Still, Cecil warns that true crime forums can become echo chambers that feed fear or buttress preexisting beliefs. Consuming true crime, as she details in her book, can also skew people’s perception of crime and reinforce stereotypes.
It can also lead people to things they regret. Marcus is a 42-year-old from Seattle who joined Reddit purely so he could post on r/serialpodcast. At first he found it “fun,” but in his time there he has been verbally attacked as well as doxed—a stranger from the subreddit once called him at work. (He asked that WIRED not use his real name for privacy purposes.) He says he’s seen “some of the most gruesome things I’ve ever seen on the internet” thanks to his interest in the Serial case.
Meghan, a 30-year-old nurse from Washington who asked that WIRED not use her last name, has spent seven years on the sub out of “habit.” She enjoyed the early “exciting” days when people regularly posted new discoveries and says chatting with strangers over the years has been beneficial. “At this point some of the other long-term posters feel a bit like old friends, even the ones that I fight with the most,” she says. But personal attacks on the sub also heighten Meghan’s anxiety, and she has also come to reevaluate her attitude toward true crime.

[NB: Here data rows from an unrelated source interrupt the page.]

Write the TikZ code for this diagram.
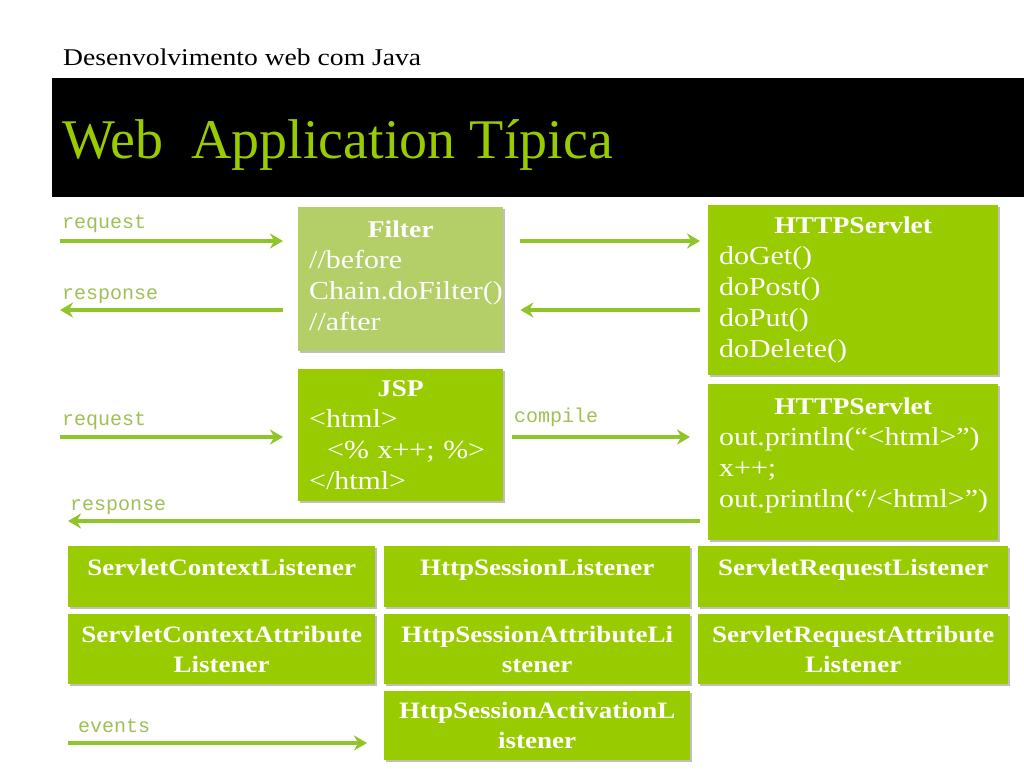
\documentclass[tikz,border=0pt]{standalone}
\usepackage{fontspec}
\setmainfont[FakeStretch=1.15]{Liberation Serif}
\newfontfamily\titlefont{Liberation Serif}
\setmonofont{Liberation Mono}
\usetikzlibrary{arrows.meta,shadows}
\definecolor{brightgreen}{RGB}{153,204,0}
\definecolor{filtergreen}{RGB}{180,206,104}
\definecolor{arrowgreen}{RGB}{143,197,40}
\definecolor{labelgreen}{RGB}{158,192,84}
\tikzset{
  shadowed/.style={drop shadow={shadow xshift=1.5pt,shadow yshift=-2pt,fill=black,opacity=0.25}},
  box/.style={anchor=north west, fill=brightgreen, text=white, inner xsep=11pt, inner ysep=0pt,
    align=left, font=\fontsize{26}{31}\selectfont, shadowed},
  lbox/.style={anchor=north west, fill=brightgreen, text=white, inner xsep=4pt, inner ysep=0pt,
    align=center, font=\bfseries\fontsize{23.5}{30}\selectfont, shadowed},
  flow/.style={draw=arrowgreen, line width=4pt, -{Stealth[length=13pt,width=15pt]}},
  lbl/.style={anchor=base west, text=labelgreen, font=\ttfamily\fontsize{20}{20}\selectfont, inner sep=0pt}
}
\newcommand{\boxhead}[1]{\makebox[\hsize]{\bfseries\fontsize{24}{31}\selectfont #1}}
\begin{document}
\begin{tikzpicture}[x=1pt,y=-1pt]
\useasboundingbox (0,0) rectangle (1024,768);
\fill[white] (0,0) rectangle (1024,768);

% header
\node[anchor=base west, inner sep=0pt, font=\fontsize{24}{24}\selectfont] (hdr) at (63,65) {Desenvolvimento web com Java};
\node[fill=black, anchor=north west, minimum width=972pt, minimum height=119pt, inner sep=0pt] (band) at (52,78) {};
\node[anchor=base west, inner sep=0pt, text=brightgreen, font=\titlefont\fontsize{56}{56}\selectfont] (title) at (62,158) {Web\ \ Application Típica};

% boxes
\node[box, fill=filtergreen, minimum width=205pt, text width=183pt, minimum height=144pt] (filter) at (298,207)
  {\boxhead{Filter}\\//before\\Chain.doFilter()\\//after\\[-23pt]\mbox{}};
\node[box, minimum width=290pt, text width=268pt, minimum height=170pt] (srv1) at (708,205)
  {\boxhead{HTTPServlet}\\doGet()\\doPost()\\doPut()\\doDelete()};
\node[box, minimum width=205pt, text width=183pt, minimum height=132pt] (jsp) at (298,369)
  {\boxhead{JSP}\\<html>\\\hspace*{18pt}<\% x++; \%>\\</html>};
\node[box, minimum width=290pt, text width=268pt, minimum height=156pt] (srv2) at (708,384)
  {\boxhead{HTTPServlet}\\out.println(“<html>”)\\x++;\\out.println(“/<html>”)\\[-11pt]\mbox{}};

% listeners
\node[lbox, minimum width=307pt, text width=299pt, minimum height=61pt, text depth=18pt] (scl) at (68,546) {ServletContextListener};
\node[lbox, minimum width=306pt, text width=298pt, minimum height=61pt, text depth=18pt] (hsl) at (384,546) {HttpSessionListener};
\node[lbox, minimum width=310pt, text width=302pt, minimum height=61pt, text depth=18pt] (srl) at (698,546) {ServletRequestListener};
\node[lbox, minimum width=307pt, text width=299pt, minimum height=70pt] (scal) at (68,614) {ServletContextAttribute\\Listener};
\node[lbox, minimum width=306pt, text width=298pt, minimum height=70pt] (hsal) at (384,614) {HttpSessionAttributeLi\\stener};
\node[lbox, minimum width=310pt, text width=302pt, minimum height=70pt] (sral) at (698,614) {ServletRequestAttribute\\Listener};
\node[lbox, minimum width=306pt, text width=298pt, minimum height=69pt] (hsacl) at (384,691) {HttpSessionActivationL\\istener};

% free ends
\coordinate (q1) at (60,241);
\coordinate (p1) at (60,310);
\coordinate (q2) at (60,437);
\coordinate (p2) at (68,521);
\coordinate (ev) at (68,743);

% arrows
\draw[flow, shorten >=15pt] (q1) -- (q1 -| filter.west);
\draw[flow, shorten <=15pt] (p1 -| filter.west) -- (p1);
\draw[flow, shorten <=17pt, shorten >=8pt] (filter.east |- q1) -- (srv1.west |- q1);
\draw[flow, shorten <=8pt, shorten >=17pt] (srv1.west |- p1) -- (filter.east |- p1);
\draw[flow, shorten >=15pt] (q2) -- (q2 -| jsp.west);
\draw[flow, shorten <=9pt, shorten >=18pt] (jsp.east |- q2) -- (srv2.west |- q2);
\draw[flow, shorten <=8pt] (srv2.west |- p2) -- (p2);
\draw[flow, shorten >=17pt] (ev) -- (ev -| hsacl.west);

% labels
\node[lbl] (l1) at (62,228) {request};
\node[lbl] (l2) at (62,299) {response};
\node[lbl] (l3) at (62,425) {request};
\node[lbl] (l4) at (514,422) {compile};
\node[lbl] (l5) at (70,510) {response};
\node[lbl] (l6) at (78,732) {events};
\end{tikzpicture}
\end{document}
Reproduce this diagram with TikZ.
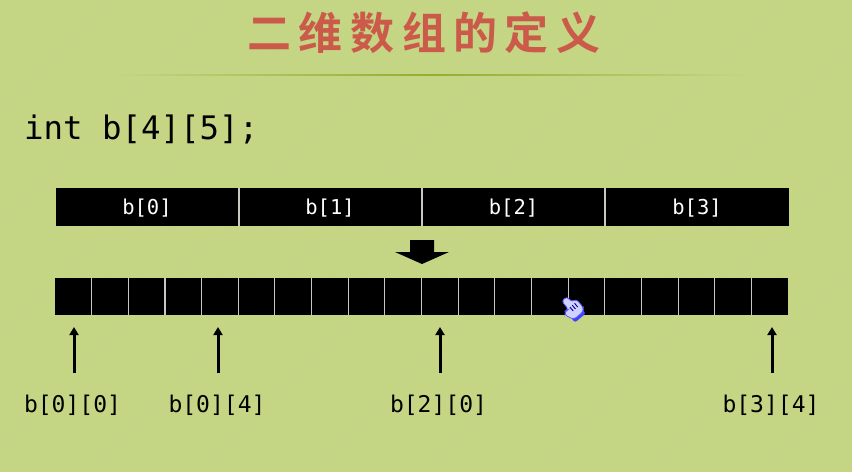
\documentclass[tikz,border=0pt]{standalone}
\usepackage{fontspec}
\setmonofont{DejaVu Sans Mono}
\newfontfamily\titlefont[LetterSpace=17]{Noto Sans CJK SC Bold}
\usetikzlibrary{arrows.meta,shadings}
\definecolor{bgc}{HTML}{C4D684}
\definecolor{titlec}{HTML}{CB5A4A}
\definecolor{rulec}{HTML}{8FB030}
\definecolor{sepc}{HTML}{C8C8C0}
\tikzset{
  x=1pt,y=-1pt,
  cellbar/.style={fill=black,draw=none},
  sepline/.style={draw=sepc,line width=1.1pt},
  toplabel/.style={text=white,font=\ttfamily\fontsize{20.5}{24}\selectfont,anchor=center,inner sep=0pt},
  idxlabel/.style={text=black,font=\ttfamily\fontsize{23}{27}\selectfont,anchor=center,inner sep=0pt},
  uparrow/.style={draw=black,line width=3pt,-{Triangle[length=8pt,width=9pt]}},
}
\begin{document}
\begin{tikzpicture}
\useasboundingbox (0,0) rectangle (852,472);
\fill[bgc] (0,0) rectangle (852,472);
\begin{scope}
\clip (0,0) rectangle (852,472);
\foreach \i in {0,14,...,1330}
  \draw[white,opacity=0.05,line width=0.7pt] (\i,0) -- (\i-472,472);
\end{scope}
% title
\node[text=titlec,inner sep=0pt] (title) at (424,33) {\titlefont\fontsize{44}{48}\selectfont 二维数组的定义};
% rule
\shade[left color=bgc,right color=rulec,draw=none] (110,74.2) rectangle (430,75.8);
\shade[left color=rulec,right color=bgc,draw=none] (430,74.2) rectangle (750,75.8);
% declaration
\node[anchor=west,inner sep=0pt,text=black,font=\ttfamily\fontsize{32.4}{38}\selectfont] (decl) at (24,129.5) {int b[4][5];};
% top row
\node[cellbar,minimum width=733pt,minimum height=38pt,inner sep=0pt] (toprow) at (422,207) {};
\foreach \x in {239,422,605} \draw[sepline] (\x,188) -- (\x,226);
\node[toplabel] (t0) at (147,208.5) {b[0]};
\node[toplabel] (t1) at (330,208.5) {b[1]};
\node[toplabel] (t2) at (513.5,208.5) {b[2]};
\node[toplabel] (t3) at (697,208.5) {b[3]};
% block arrow
\fill[black] (410,240) -- (434,240) -- (434,252) -- (449,252) -- (422,264) -- (395,252) -- (410,252) -- cycle;
% bottom row
\node[cellbar,minimum width=733pt,minimum height=37pt,inner sep=0pt] (botrow) at (421.5,296.5) {};
\foreach \i in {1,...,19} \draw[sepline] ({55+36.65*\i},278) -- ({55+36.65*\i},315);
% labels
\node[idxlabel] (l0) at (72.5,405) {b[0][0]};
\node[idxlabel] (l1) at (217,405) {b[0][4]};
\node[idxlabel] (l2) at (438.5,405) {b[2][0]};
\node[idxlabel] (l3) at (771,405) {b[3][4]};
\coordinate (a0) at (74,373); \coordinate (b0) at (74,327);
\coordinate (a1) at (218,373); \coordinate (b1) at (218,327);
\coordinate (a2) at (440,373); \coordinate (b2) at (440,327);
\coordinate (a3) at (772,373); \coordinate (b3) at (772,327);
\foreach \k in {0,1,2,3} \draw[uparrow] (a\k) -- (b\k);
% hand cursor
\begin{scope}[shift={(572,308)},rotate=40]
\fill[blue!75!white,rounded corners=2pt] (-7,5) rectangle (7,13);
\fill[blue!18!white,draw=blue!65!white,line width=0.8pt,rounded corners=3pt]
 (-3.5,-12) -- (3.5,-12) -- (3.5,-5) -- (9,-4) -- (9,7) -- (6,10) -- (-6,10) -- (-10,1) -- (-7,-2) -- (-3.5,-1) -- cycle;
\draw[blue!60!black,line width=0.9pt] (-1,-2) -- (-1,3) (2,-2) -- (2,3) (5,-2) -- (5,3);
\end{scope}
\end{tikzpicture}
\end{document}
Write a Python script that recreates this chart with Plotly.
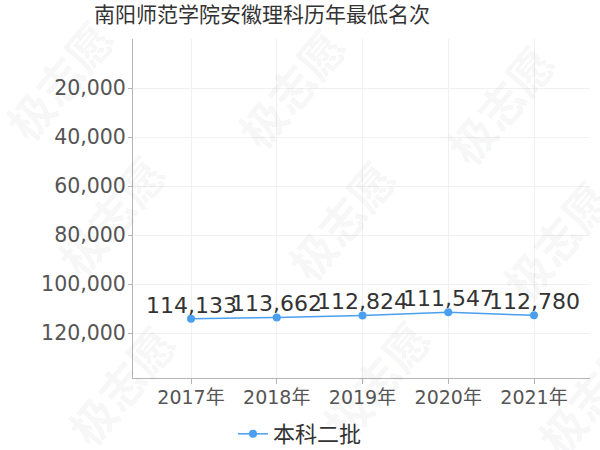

“I am embarrassed and ashamed of how gleefully I came back to this sub to look at lividity documents, et cetera, without fully considering that the victim was a real person,” she says. “A teenager died; multiple other teenagers’ lives were completely upended … It’s just all sad. And I think that does affect my mental health.”
Two years ago, Marcus took a step back from r/serialpodcast. “It became really bad for my mental health, arguing the same arguments,” he says. When Syed was released from prison last month, Marcus returned to r/serialpodcast—but he imagines it won’t be for long. Meghan says she will stop consuming Serial commentary if Syed is not tried again. For others, true crime forums remain tantalizing spaces—where community has been forged and answers appear to be just around the corner.
As of this writing, Dahmer is the top English-language show on Netflix, which reports that some 56 million households have seen the series. The streaming service is set to premiere Conversations With a Killer: The Jeffrey Dahmer Tapes on Friday.